Pero esta mañana he abierto los ojos, y he decidido darme de baja. He tenido que venir a trabajar andando, porque el METRO y la EMT hacían huelga. Al llegar, me he dado cuenta de que era el único en la empresa: Pedro Pablo está de baja maternal, Juanlu, Choti y Piru de vacaciones. Justi se había cogido el día para llevar al médico a su suegra, con la que no se habla desde que Suárez legalizó el Partido Comunista, y Edilberto tiene por quinta vez gastroenteritis en la que va de semana, y estamos a martes.
 
Luego he pensado en mi familia. Mi padre está jubilado y mi suegro también. Mis cuñados y mis hermanos están prejubilados, menos el pequeño, que es funcionario y lleva doce de meses de baja por estrés laboral. Yo le entiendo: Los suplementos dominicales de los periódicos cada vez tienen más páginas, y al bueno de Chemari no le da tiempo a leerlos todos en el trabajo, por lo que está atacado de los nervios.
 
En mi portal, los del primero, segundo y tercero están en el paro. Los del cuarto, quinto y sexto llevan tanto tiempo sin trabajar, que ya se han borrado hasta del INEM. El del séptimo A tiene una invalidez total por artrosis incipiente en la rodilla, y el del séptimo B es crítico de cine, o sea que le pagan por lo que los demás pagamos, y encima se da el gustazo de poner a parir el trabajo de otros, aunque él no sería capaz de rodar ni un video de comunión.
 
Así que quedamos los del noveno: Iker y yo.
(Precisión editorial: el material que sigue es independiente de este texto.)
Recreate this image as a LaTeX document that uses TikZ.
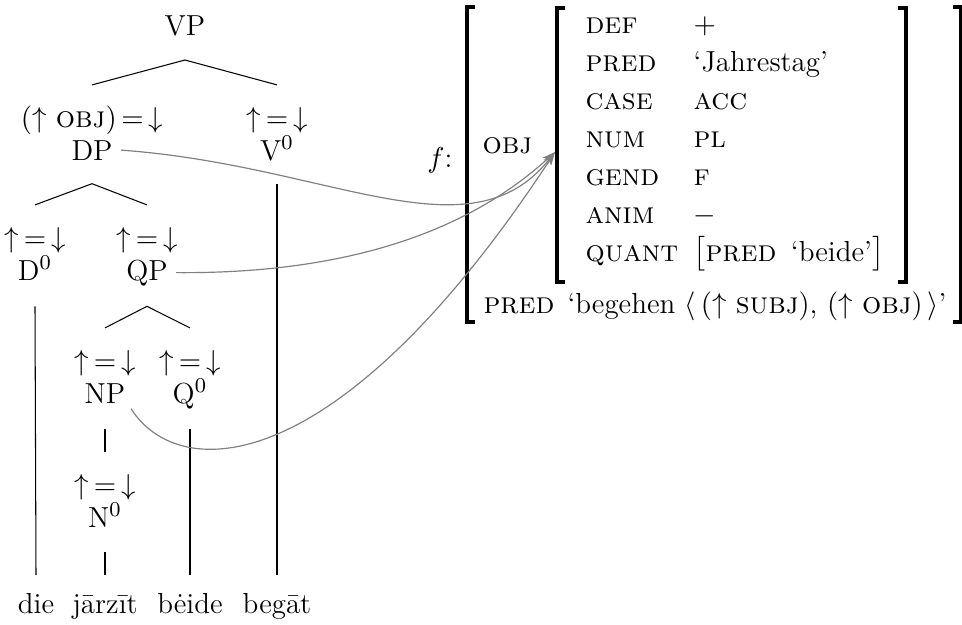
\documentclass[tikz,border=0pt]{standalone}
\usepackage{amsmath, amssymb}
\usepackage{xcolor}
\usetikzlibrary{arrows.meta}
\newcommand{\fup}{\mathord{\uparrow}}
\newcommand{\fdown}{\mathord{\downarrow}}
\newcommand{\fsc}[1]{{\fontsize{11.5}{13}\selectfont\scshape #1}}
\newcommand{\feq}{\fup\mskip3mu{=}\mskip3mu\fdown}

\begin{document}
\begin{tikzpicture}[x=0.38pt,y=-0.38pt,
  every node/.style={font=\fontsize{11}{13}\selectfont},
  lbl/.style={inner sep=0pt,anchor=base},
  attr/.style={inner sep=0pt,anchor=base west},
  val/.style={inner sep=0pt,anchor=base west},
  tline/.style={line width=0.4pt,color=ctree},
  corr/.style={line width=0.45pt,color=ccorr,-{Stealth[length=5pt,width=3.2pt]}},
  brk/.style={line width=1.2pt,color=ctree}]
\definecolor{ctree}{rgb}{0.0,0.0,0.0}
\definecolor{ccorr}{rgb}{0.5,0.5,0.5}
\useasboundingbox (0,0) rectangle (962,624);
%
\node[lbl] (vp) at (185,35) {VP};
\node[lbl] (dpann) at (92,127) {$(\fup\ \text{\fsc{obj}})\mskip3mu{=}\mskip3mu\fdown$};
\node[lbl] (dp) at (92,160) {DP};
\node[lbl] (v0ann) at (277,127) {$\feq$};
\node[lbl] (v0) at (277,160) {V$^0$};
\node[lbl] (d0ann) at (35,247) {$\feq$};
\node[lbl] (d0) at (35,280) {D$^0$};
\node[lbl] (qpann) at (147,247) {$\feq$};
\node[lbl] (qp) at (147,280) {QP};
\node[lbl] (npann) at (105,370) {$\feq$};
\node[lbl] (np) at (105,403) {NP};
\node[lbl] (q0ann) at (190,370) {$\feq$};
\node[lbl] (q0) at (190,403) {Q$^0$};
\node[lbl] (n0ann) at (105,494) {$\feq$};
\node[lbl] (n0) at (105,527) {N$^0$};
%
\node[lbl] (die) at (36,613) {die};
\node[lbl] (jarzit) at (105,613) {jārzīt};
\node[lbl] (beide) at (190,613) {bėide};
\node[lbl] (begat) at (277,613) {begāt};
%
\draw[tline] ([yshift=16pt]dpann.base) -- ([yshift=-9.5pt]vp.base) -- ([yshift=16pt]v0ann.base);
\draw[tline] ([yshift=16pt]d0ann.base) -- ([yshift=-9pt]dp.base) -- ([yshift=16pt]qpann.base);
\draw[tline] ([yshift=16pt]npann.base) -- ([yshift=-10pt]qp.base) -- ([yshift=16pt]q0ann.base);
\draw[tline] ([yshift=-10pt]d0.base) -- ([yshift=14.4pt]die.base);
\draw[tline] ([yshift=-9pt]v0.base) -- ([yshift=14.4pt]begat.base);
\draw[tline] ([yshift=-10pt]np.base) -- ([yshift=16pt]n0ann.base);
\draw[tline] ([yshift=-9.5pt]n0.base) -- ([yshift=14.4pt]jarzit.base);
\draw[tline] ([yshift=-10pt]q0.base) -- ([yshift=14.4pt]beide.base);
%
\node[lbl] (fname) at (440,167) {$f$:};
\node[attr] (objattr) at (482,153) {\fsc{obj}};
\foreach \a/\v [count=\i] in {def/$+$, pred/`Jahrestag', case/\fsc{acc}, num/\fsc{pl}, gend/\fsc{f}, anim/$-$, quant/{$\bigl[$\fsc{pred}\enskip`beide'$\bigr]$}}
{
  \node[attr] (attr\i) at (585,{33+38*(\i-1)}) {\fsc{\a}};
  \node[val] (val\i) at (693,{33+38*(\i-1)}) {\v};
}
\node[attr] (predattr) at (483,313) {\fsc{pred}};
\node[val] (predval) at (567,313) {`begehen $\langle\,(\uparrow$ \fsc{subj}), $(\uparrow$ \fsc{obj})$\,\rangle$'};
%
\draw[brk] (565,8) -- (557,8) -- (557,282) -- (565,282);
\draw[brk] (898,8) -- (906,8) -- (906,282) -- (898,282);
\draw[brk] (475,7) -- (467,7) -- (467,322) -- (475,322);
\draw[brk] (953,7) -- (961,7) -- (961,322) -- (953,322);
%
\coordinate (objf) at (555,152);
\draw[corr] ([xshift=3pt]dp.east) .. controls (330,165) and (470,260) .. (objf);
\draw[corr] ([xshift=3pt]qp.east) .. controls (350,274) and (470,230) .. (objf);
\draw[corr] ([xshift=2pt,yshift=-2pt]np.south east) .. controls (180,485) and (340,480) .. (objf);
%
\end{tikzpicture}
\end{document}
Dos hombres y un destino: Levantar España. La verdad es que él no trabaja mucho desde que es suplente. Ayer fue padre, y cuando le llamé para felicitarle, me dijo que se iba a tomar unos días para acompañar a Sara y al niño. Tras colgar, me quedé pensativo y dije en voz baja: Kike, eres el único gilipollas que queda trabajando en España. O pides una baja, o vas a pagar tu solito las pensiones, subvenciones, cuotas, impuestos, tasas y corruptelas de los cuarenta millones de españoles. Dicho y hecho. ¡Qué os den!”. VanityFreakNews.